El protagonista del cuento se cansó no sólo de esperar físicamente ante la puerta de ese capitoste, sino también de una visión o filosofía de la vida bastante extendida: la de los que creen que son los otros quienes nos van a solucionar nuestros problemas. Todo tiene un límite, por supuesto. Nuestras fuerzas también, pero debemos confiar en ellas más que en las de los demás.
En el relato se da una rebelión y una escapada. Pero ese joven, si no quiere perderse en las alturas, tendrá que acabar poniendo los pies en el suelo.
Si, y concentrar sus fuerzas en encontrar la dirección adecuada.
Excelente Antonio.
‘Relaciones de poder’, unas más sutiles que otras (porque, cuidado, la del hijo con su madre es otra 😉 jajaja).
La tortura de la sociedad de ‘favores’ -contraproducentes-, y el afortunado refugio en el paisaje, que, si le prestamos atención, nos brinda una perspectiva más amplia de la vida.
Además, creo que ayudar a una persona, precisamente no significa hacerla sentir que la estás haciendo un favor (o aún peor humillarla explícitamente). Simplemente tuviste la suerte de estar, en ese momento de tu vida, en una posición de poder dar una mano a alguien (y, of course, preferiblemente realzando sus cualidades, por ejemplo las profesionales). En cualquier momento, la vida – tan frágil en esencia, aunque ciertos personajes lo quieren negar estructuralmente- da una vuelta…enorme.
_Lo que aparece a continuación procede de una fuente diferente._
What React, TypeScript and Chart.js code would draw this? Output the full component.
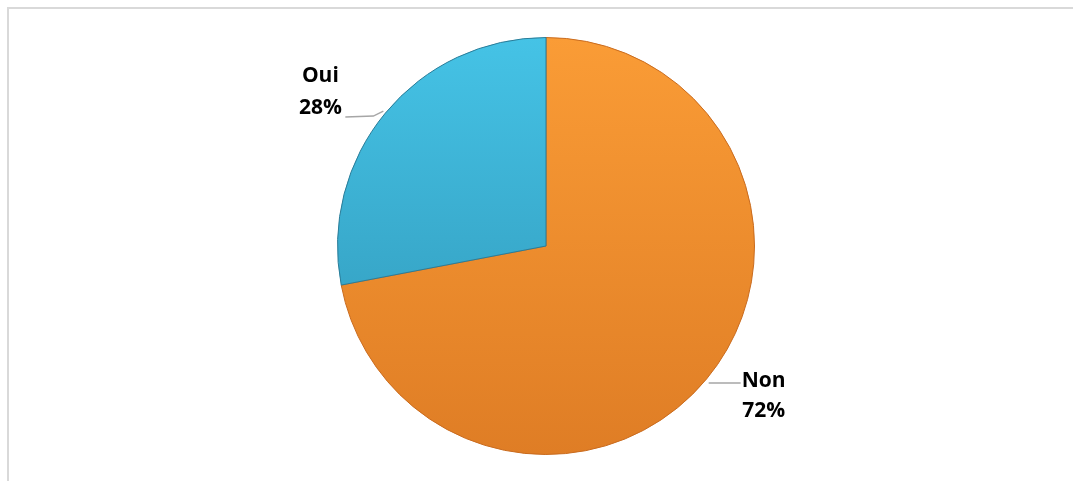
import React, { useEffect, useRef } from "react";
import { Chart, registerables } from "chart.js";

Chart.register(...registerables);

const categories = ["Non", "Oui"];
const values = [72, 28];
const percentLabels = ["72%", "28%"];

const topColors = ["#FA9C36", "#45C3E6"];
const bottomColors = ["#DF7D25", "#2E93B4"];
const edgeColors = ["#C96B1E", "#2A7C98"];

const labelPlugin = {
  id: "pieLabels",
  afterDatasetsDraw(chart: any) {
    const ctx = chart.ctx;
    const meta = chart.getDatasetMeta(0);
    ctx.save();
    meta.data.forEach((arc: any, i: number) => {
      const { x, y, startAngle, endAngle, outerRadius } = arc.getProps(
        ["x", "y", "startAngle", "endAngle", "outerRadius"],
        true
      );
      const mid = (startAngle + endAngle) / 2;
      const ex = x + Math.cos(mid) * outerRadius;
      const ey = y + Math.sin(mid) * outerRadius;
      const right = Math.cos(mid) >= 0;
      ctx.strokeStyle = "#A6A6A6";
      ctx.lineWidth = 1.5;
      ctx.beginPath();
      let tx: number, ty1: number, ty2: number;
      if (right) {
        ctx.moveTo(ex + 2, ey + 4);
        ctx.lineTo(ex + 34, ey + 4);
        tx = ex + 57;
        ty1 = ey + 2;
        ty2 = ey + 32;
      } else {
        ctx.moveTo(ex - 2, ey - 2);
        ctx.lineTo(ex - 12, ey + 3);
        ctx.lineTo(ex - 40, ey + 4);
        tx = ex - 65;
        ty1 = ey - 37;
        ty2 = ey - 5;
      }
      ctx.stroke();
      ctx.fillStyle = "#000000";
      ctx.font = "bold 21px 'Open Sans', 'Liberation Sans', sans-serif";
      ctx.textAlign = "center";
      ctx.textBaseline = "middle";
      ctx.fillText(categories[i], tx, ty1);
      ctx.fillText(percentLabels[i], tx, ty2);
    });
    ctx.restore();
  },
};

export default function App() {
  const ref = useRef<HTMLCanvasElement>(null);
  useEffect(() => {
    if (!ref.current) return;
    const chart = new Chart(ref.current, {
      type: "pie",
      data: {
        labels: categories,
        datasets: [
          {
            data: values,
            backgroundColor: (c: any) => {
              const area = c.chart.chartArea;
              if (!area) return topColors[c.dataIndex];
              const g = c.chart.ctx.createLinearGradient(0, area.top, 0, area.bottom);
              g.addColorStop(0, topColors[c.dataIndex]);
              g.addColorStop(1, bottomColors[c.dataIndex]);
              return g;
            },
            borderColor: edgeColors,
            borderWidth: 1,
          },
        ],
      },
      options: {
        animation: false,
        responsive: false,
        layout: { padding: { top: 37, bottom: 26, left: 300, right: 281 } },
        plugins: {
          legend: { display: false },
          tooltip: { enabled: false },
        },
      },
      plugins: [labelPlugin],
    });
    return () => chart.destroy();
  }, []);
  return (
    <div style={{ position: "absolute", left: 0, top: 0, width: 1073, height: 481, background: "#fff" }}>
      <div
        style={{
          position: "absolute",
          left: 7,
          top: 7,
          width: 1066,
          height: 474,
          borderTop: "2px solid #D9D9D9",
          borderLeft: "2px solid #D9D9D9",
          boxSizing: "border-box",
        }}
      />
      <canvas ref={ref} width={1073} height={481} style={{ position: "absolute", left: 0, top: 0 }} />
    </div>
  );
}
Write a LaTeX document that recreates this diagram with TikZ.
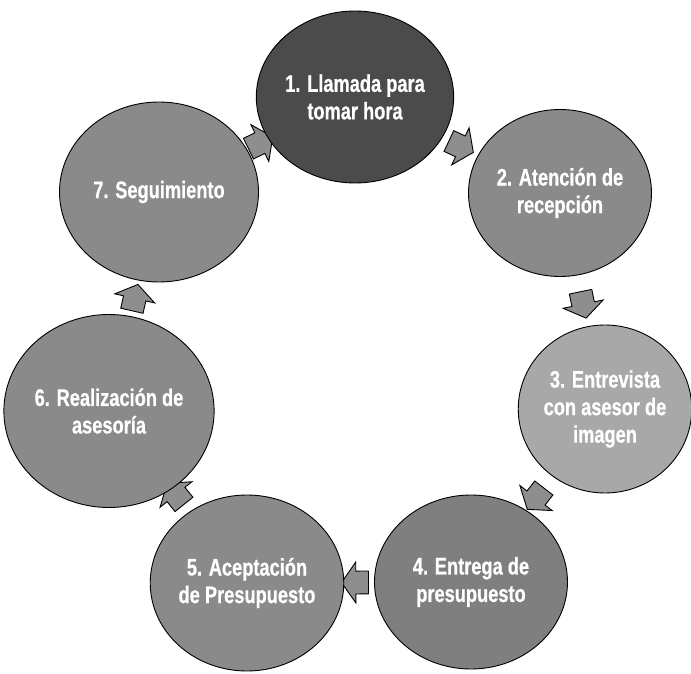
\documentclass[tikz,border=0pt]{standalone}
\usepackage{fontspec}
\newfontfamily\stagefont{Liberation Sans}[FakeStretch=0.76,FakeBold=0.6]
\usetikzlibrary{shapes.geometric,shapes.arrows,calc,backgrounds}
\definecolor{stagegray}{HTML}{8A8A8A}
\definecolor{stagedark}{HTML}{4B4B4B}
\definecolor{stagelight}{HTML}{A8A8A8}
\definecolor{flowgray}{HTML}{8E8E8E}

\begin{document}
\begin{tikzpicture}[
      x=1pt, y=1pt,
      stage/.style={ellipse, draw=black, line width=0.9pt, fill=stagegray, text=white, align=center, inner sep=0pt, font=\stagefont\bfseries\fontsize{24}{27.5}\selectfont},
      darkstage/.style={stage, fill=stagedark},
      lightstage/.style={stage, fill=stagelight},
      flow/.style={single arrow, draw=black, line width=0.9pt, fill=flowgray, inner xsep=0pt, inner ysep=11pt, minimum height=27pt, single arrow head extend=9pt, single arrow tip angle=110}
    ]
      \useasboundingbox (0,0) rectangle (691,673);

      % Stages of the cycle
      \node[darkstage, minimum width=174pt, minimum height=172pt] (c1) at (355,576) {1. Llamada para\\tomar hora};
      \node[stage, minimum width=183pt, minimum height=167pt] (c2) at (560,480) {2. Atención de\\recepción};
      \node[lightstage, minimum width=170pt, minimum height=168pt] (c3) at (605,264) {3. Entrevista\\con asesor de\\imagen};
      \node[stage, fill=stagegray!92!black, minimum width=193pt, minimum height=174pt] (c4) at (471,91) {4. Entrega de\\presupuesto};
      \node[stage, minimum width=180pt, minimum height=176pt] (c5) at (247,90) {5. Aceptación\\de Presupuesto};
      \node[stage, minimum width=202pt, minimum height=193pt] (c6) at (109,262) {6. Realización de\\asesoría};
      \node[stage, minimum width=199pt, minimum height=180pt] (c7) at (159,481) {7. Seguimiento};

      % Arrows between stages
      \begin{scope}[on background layer]
        \foreach \a/\b in {c1/c2, c2/c3, c3/c4, c4/c5, c5/c6, c6/c7, c7/c1}
          \path let \p1 = ($(\b)-(\a)$), \n1 = {atan2(\y1,\x1)} in
            node[flow, rotate=\n1] (f-\a) at ($(\a)!0.5!(\b)$) {};
      \end{scope}
    \end{tikzpicture}
\end{document}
No sé si me explico bien. Un abrazo y buen finde. Poco a poco me estoy poniendo al día con tu blog. 😉 Vino mi madre a visitarme, y ya sabes, a las madres hay que consentirlas. 🙂
Las madres son lo primero, aunque suelen ser, como la de este relato, insistentes, de forma qua al final acaban consiguiendo lo que se proponen. Goethe afirmaba su inmenso poder, que es el tema de fondo del cuento, como has captado bien. Me ha gustado mucho tu reflexión (y tener noticias tuyas). Las relaciones de poder, teóricamente, no tienen por qué ser humillantes pero con frecuencia lo son o, cuando menos, malsanas. Tengo un proyecto a medio acabar (otro) sobre el poder que, para mí, es la madre de todos los males. ¿Existen poderes blancos? Normalmente su color es el negro. Quien lo detenta o desempeña, lo mismo da, se aferra a él y no permite que nadie le indique cómo debe ejercerlo. Es suyo y sólo suyo. Recuerda El Señor de los Anillos. Buen fin de semana y un abrazo.